Could it be the balance issue in MoE training? Can you try drop and pad by setting
moe_token_drop_policy="probs"
moe_expert_capacity_factor=1.0
moe_pad_expert_input_to_capacity=True
and see if the issue still happens?
Could it be the balance issue in MoE training? Can you try drop and pad by setting
moe_token_drop_policy="probs" moe_expert_capacity_factor=1.0 moe_pad_expert_input_to_capacity=True and see if the issue still happens?
- I tested transformer_engine.pytorch.GroupedLinear individually and split the token evenly, and there is still the problem as above.
- I found that inefficiency calculations always seem to happen continuously
- Below is my test script
import torch
from transformer_engine.pytorch import GroupedLinear
import time
from tqdm import tqdm
seqlen = 4096
bsz = 6
topk = 6
tokens = seqlen * bsz * topk
num_gemms = 64
assert tokens % num_gemms == 0
in_features = 2048
out_features = 1408 * 2
params_dtype = torch.bfloat16
torch.cuda.set_device(0)
device = torch.cuda.current_device()
bias = False
m_splits = [tokens // num_gemms for _ in range(num_gemms)]
inp = torch.randn([tokens, 1, in_features], dtype=params_dtype, device=device)

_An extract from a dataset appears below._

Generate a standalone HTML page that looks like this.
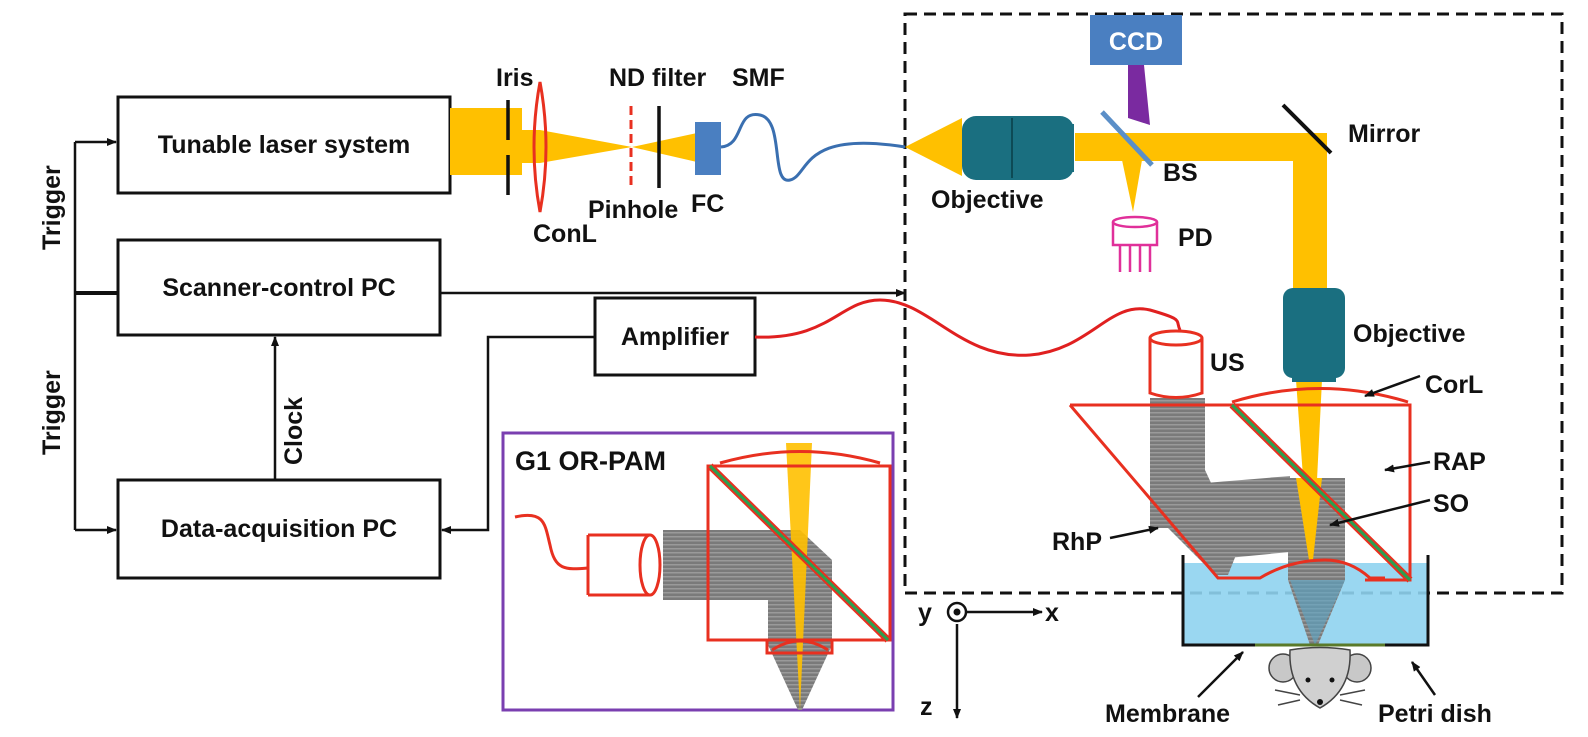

flops = tokens * in_features * out_features * 1.5 * 2
linear1 = GroupedLinear(
num_gemms,
in_features,
out_features,
bias=bias,
params_dtype=params_dtype,
parallel_mode="row",
device="cuda",
)
linear2 = GroupedLinear(
num_gemms,
out_features,
in_features,
bias=bias,
params_dtype=params_dtype,
parallel_mode="column",
device="cuda",
)
test_turns = 10000
tflops_list = []
for i in tqdm(range(test_turns)):
t0 = time.time()
out1 = linear1(inp, m_splits)
out2 = linear2(out1, m_splits)
torch.cuda.synchronize()
cost = time.time() - t0
tflops_list.append(flops / cost / 1e12)
sorted_tflops, sorted_idx = torch.tensor(tflops_list).sort()
avg_peak = sorted_tflops[-100:].mean().item()
low_eff_ids = sorted_idx.masked_select(sorted_tflops < avg_peak * 0.7)
print(f"###DEBUG### avg peak: {avg_peak}, low eff num: {len(low_eff_ids)}/{test_turns}, low eff idx: {sorted(low_eff_ids.tolist())}")
I can reproduce the issue. I ran two GroupedLinear layers for 1000 iterations using the above snippet and observed 3 slowdowns, that's iter 357, 533, and 710. Then I checked the nsys timeline and found there're large CPU blank spaces in these slow iterations. From the sampling points, it seems all the root causes are _libc_malloc.
- Iter 357
- Iter 533
- Iter 710
Any ideas here? @timmoon10
@yaox12
Unsure if related, but also notice similar slowdowns in GroupedLinear. a trace on the execution shows intermittently there's a slowdown on the torch.split call
Thanks for reporting the CPU overhead of group linear, we have observed CPU overhead when GEMM sizes are small and the number of local experts of each rank is large, such that CPU overhead introduced in torch.split and torch.named_parameter and even isinstance calls become notable in timeline. For example, having N local experts means calling isinstance N times more frequent, and calling such python built-in methods is becoming a problem for moe training.
Working on fixes to make it less possible to expose CPU overhead, while at the same time we encourage exploring configs like EP, topK, sequence length, micro-batch size to increase GEMM sizes to avoid exposing CPU overhead.